The plugin touches something in me.  It's something a little bit nasty and not at all compassionate, an aggrieved something, a something both judged and judging.   To admit to it makes me uncomfortable, but I have to say that when I think about the app I feel the zing, the delectable spark, of doing the wrong thing, of having someone else speak, at last, the words that have been rotting on my tongue.

Hey!  Parents!  No one thinks your kids are anywhere near as interesting or awesome or gifted or so all-fired-cute as you do!  You're programmed to think that way; get some perspective,  have some consideration, and spare us the constant updates on your progeny!  Your kids are only doing things the hundreds of children I see every day, and in fact every other child on the planet, have done before!  Only your kids are probably doing them more obnoxiously, because you've obviously made them the center of your universe!  

The vitriol I carry around on this surprises me.   I wonder, as I always do, if I'll feel differently when -or if- I have children of my own.  I like children.  I spend most days of the week with them.  They're cute.  I enjoy seeing, from time to time, a photo.  And if the point of Facebook is to share your life with others, and your life consists pretty much entirely of your kids, are you, as an over-sharing parent, really doing anything wrong?

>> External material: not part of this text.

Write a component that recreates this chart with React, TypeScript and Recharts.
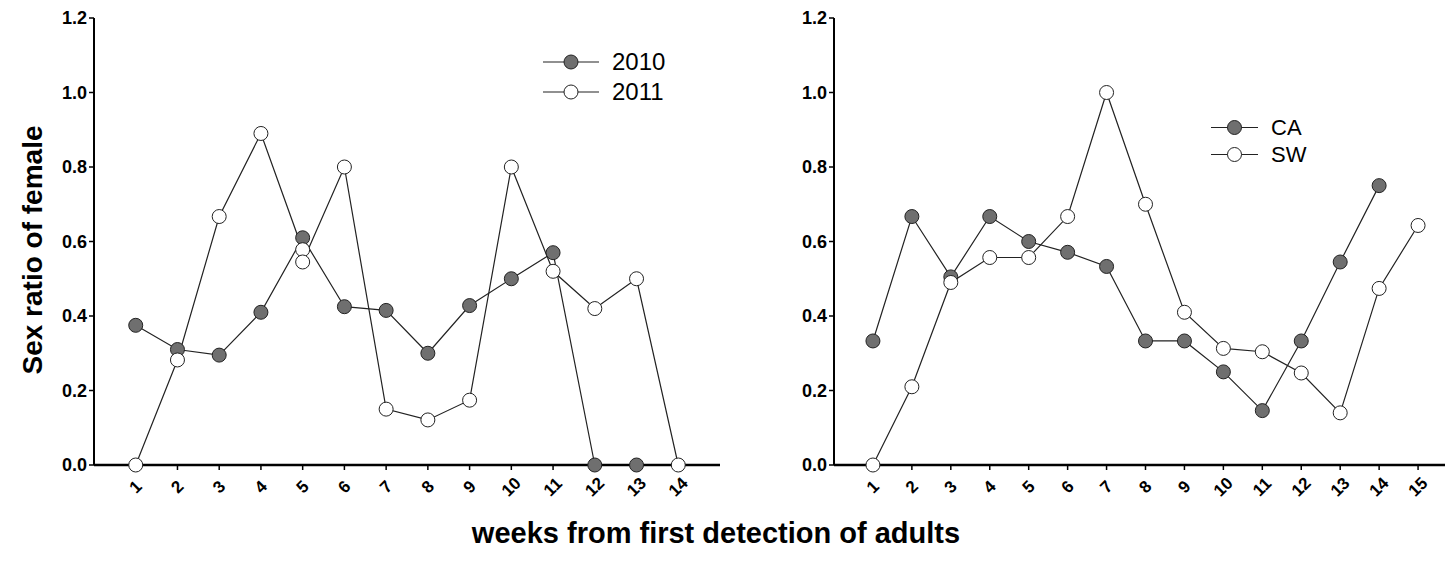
import { LineChart, Line, XAxis, YAxis, Legend } from "recharts";

// left panel: years
const weeks2010 = [1, 2, 3, 4, 5, 6, 7, 8, 9, 10, 11, 12, 13];
const ratio2010 = [0.375, 0.31, 0.295, 0.41, 0.61, 0.425, 0.415, 0.3, 0.428, 0.5, 0.57, 0, 0];
const weeks2011 = [1, 2, 3, 4, 5, 5, 6, 7, 8, 9, 10, 11, 12, 13, 14];
const ratio2011 = [0, 0.282, 0.667, 0.89, 0.578, 0.545, 0.8, 0.15, 0.121, 0.174, 0.8, 0.52, 0.42, 0.5, 0];

// right panel: sites
const weeksCA = [1, 2, 3, 4, 5, 6, 7, 8, 9, 10, 11, 12, 13, 14];
const ratioCA = [0.333, 0.667, 0.505, 0.667, 0.6, 0.571, 0.533, 0.333, 0.333, 0.25, 0.146, 0.333, 0.545, 0.75];
const weeksSW = [1, 2, 3, 4, 5, 6, 7, 8, 9, 10, 11, 12, 13, 14, 15];
const ratioSW = [0, 0.21, 0.49, 0.557, 0.557, 0.667, 1.0, 0.7, 0.41, 0.313, 0.304, 0.247, 0.14, 0.474, 0.643];

const leftTicks = [1, 2, 3, 4, 5, 6, 7, 8, 9, 10, 11, 12, 13, 14];
const rightTicks = [1, 2, 3, 4, 5, 6, 7, 8, 9, 10, 11, 12, 13, 14, 15];
const yTicks = [0, 0.2, 0.4, 0.6, 0.8, 1.0, 1.2];

const toRows = (weeks: number[], vals: number[]) => weeks.map((w, i) => ({ week: w, v: vals[i] }));

const FONT = '"Liberation Sans", Arial, sans-serif';
const NARROW = '"Liberation Sans Narrow", "Liberation Sans", Arial, sans-serif';
const GRAY = "#6f6f6f";

function WeekTick(props: any) {
  const { x, y, payload } = props;
  return (
    <g transform={`translate(${x},${y + 15})`}>
      <text
        textAnchor="middle"
        dominantBaseline="central"
        transform="rotate(-45)"
        fontFamily={NARROW}
        fontWeight="bold"
        fontSize={17}
        fill="#000"
      >
        {payload.value}
      </text>
    </g>
  );
}

function makeLegend(items: { name: string; fill: string }[], lineW: number, rowH: number, fontSize: number) {
  return () => (
    <div style={{ fontFamily: FONT }}>
      {items.map((it) => (
        <div key={it.name} style={{ display: "flex", alignItems: "center", height: rowH }}>
          <svg width={lineW} height={rowH}>
            <line x1={0} x2={lineW} y1={rowH / 2} y2={rowH / 2} stroke="#222" strokeWidth={1.2} />
            <circle cx={lineW / 2} cy={rowH / 2} r={7} fill={it.fill} stroke="#222" strokeWidth={1} />
          </svg>
          <span style={{ marginLeft: 13, fontSize, color: "#000", lineHeight: 1 }}>{it.name}</span>
        </div>
      ))}
    </div>
  );
}

const yAxisProps = {
  type: "number" as const,
  domain: [0, 1.2],
  ticks: yTicks,
  tickFormatter: (v: number) => v.toFixed(1),
  axisLine: { stroke: "#000", strokeWidth: 2 },
  tickLine: { stroke: "#000", strokeWidth: 1.5 },
  tickSize: 5,
  width: 40,
  tick: { fontFamily: NARROW, fontWeight: "bold", fontSize: 18, fill: "#000" },
};

function dot(fill: string) {
  return { r: 7, fill, stroke: "#222", strokeWidth: 1 };
}

export default function App() {
  return (
    <div
      style={{
        position: "absolute",
        left: 0,
        top: 0,
        width: 1445,
        height: 562,
        overflow: "hidden",
        background: "#fff",
      }}
    >
      <div style={{ position: "absolute", left: 0, top: 0 }}>
        <LineChart width={730} height={562} margin={{ top: 18, right: 10, left: 54, bottom: 57 }}>
          <XAxis
            type="number"
            dataKey="week"
            domain={[0, 15]}
            ticks={leftTicks}
            axisLine={{ stroke: "#000", strokeWidth: 2.5 }}
            tickLine={{ stroke: "#000", strokeWidth: 1.5 }}
            tickSize={5}
            height={40}
            tick={<WeekTick />}
          />
          <YAxis {...yAxisProps} />
          <Legend
            layout="horizontal"
            verticalAlign="middle"
            align="center"
            wrapperStyle={{ left: 543, top: 47, width: 170 }}
            content={makeLegend(
              [
                { name: "2010", fill: GRAY },
                { name: "2011", fill: "#fff" },
              ],
              56,
              30,
              24
            )}
          />
          <Line
            data={toRows(weeks2010, ratio2010)}
            dataKey="v"
            name="2010"
            stroke="#222"
            strokeWidth={1.2}
            dot={dot(GRAY)}
            isAnimationActive={false}
          />
          <Line
            data={toRows(weeks2011, ratio2011)}
            dataKey="v"
            name="2011"
            stroke="#222"
            strokeWidth={1.2}
            dot={dot("#fff")}
            isAnimationActive={false}
          />
        </LineChart>
      </div>

      <div style={{ position: "absolute", left: 740, top: 0 }}>
        <LineChart width={720} height={562} margin={{ top: 18, right: 3, left: 54, bottom: 57 }}>
          <XAxis
            type="number"
            dataKey="week"
            domain={[0, 16]}
            ticks={rightTicks}
            axisLine={{ stroke: "#000", strokeWidth: 2.5 }}
            tickLine={{ stroke: "#000", strokeWidth: 1.5 }}
            tickSize={5}
            height={40}
            tick={<WeekTick />}
          />
          <YAxis {...yAxisProps} />
          <Legend
            layout="horizontal"
            verticalAlign="middle"
            align="center"
            wrapperStyle={{ left: 471, top: 114, width: 130 }}
            content={makeLegend(
              [
                { name: "CA", fill: GRAY },
                { name: "SW", fill: "#fff" },
              ],
              47,
              27,
              22
            )}
          />
          <Line
            data={toRows(weeksCA, ratioCA)}
            dataKey="v"
            name="CA"
            stroke="#222"
            strokeWidth={1.2}
            dot={dot(GRAY)}
            isAnimationActive={false}
          />
          <Line
            data={toRows(weeksSW, ratioSW)}
            dataKey="v"
            name="SW"
            stroke="#222"
            strokeWidth={1.2}
            dot={dot("#fff")}
            isAnimationActive={false}
          />
        </LineChart>
      </div>

      <svg
        width={1445}
        height={562}
        style={{ position: "absolute", left: 0, top: 0, pointerEvents: "none" }}
      >
        <text
          transform="translate(32,250) rotate(-90)"
          textAnchor="middle"
          dominantBaseline="central"
          fontFamily={FONT}
          fontWeight="bold"
          fontSize={28}
          fill="#000"
        >
          Sex ratio of female
        </text>
        <text
          x={716}
          y={533}
          textAnchor="middle"
          dominantBaseline="central"
          fontFamily={FONT}
          fontWeight="bold"
          fontSize={29}
          fill="#000"
        >
          weeks from first detection of adults
        </text>
      </svg>
    </div>
  );
}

Is it fear?  Do your posts make me worry that I'll have no life apart from kids if I become a mother? Or does my irritation come from feeling judged, from that air of superiority parents adopt, as if you couldn't possibly understand the great sacredness of my undertaking, you poor childless boob.  Is it the frequent and the self-righteous prioritization of children's wants over adult concerns?  Is it jealousy?  Or does it come from grief: I used to have a friend, but now all I've got is Tommy's Mommy?

Probably a little of all of these, plus a soupcon of genuine boredom.  But I get it, parents: that's your story and you're sticking to it.  Keep it up.  You're dong the right thing.   I'll just be here in my corner of the Internetz, turning your children into cheese.


Noa said...

I think you're over-thinking this and shouldn't get down on yourself.

First of all, unbabyme isn't mean or wrong. Does it really hurt the parents to have people not look at pics of their baby in the privacy of their own computer? Absolutely not. It merely gives people more individual freedom to control what they consume on their own Facebook feed. Yay for increased liberty, but that's about it. It's not as if it pings back the baby pic poster with the message "so-and-so can't stand looking at pictures of your offspring, you Stepford-brained, newly hobby-less breeder."

Also, it's a matter of degree. Let's be honest -- some people definitely over-post pictures of their children. (And I say this as someone who loves baby pictures, especially those of my close friends.) I think you'll agree that there are two categories of baby pic posters, much in the same way that there are people who appropriately post pictures with their significant others at events or interesting locations while there are others who inexplicably insist on putting up pictures of themselves essentially making out with their significant other and setting those as their profile picture, to boot. Unbabyme helps restore some decorum in the face of inappropriate over-postings.

Finally, even if you don't buy my above arguments, I'll point out that unbaby me is hilarious. And meanness is mitigated by hilarity. Everyone knows that :)

Anne said...

It is pretty damn funny, isn't it :) And yes, I, too, agree that it's a matter of degree. Kid pics are cute- just tiresome in large numbers or when they're not cut with anything else.

Mara said...

Sure, too many baby pictures can be boring, but so can listening to someone talk about their work, or vacation, or anything they care about that you care about less. It's just part of sharing with someone. But, on the other hand, that app sounds pretty funny so, go wild!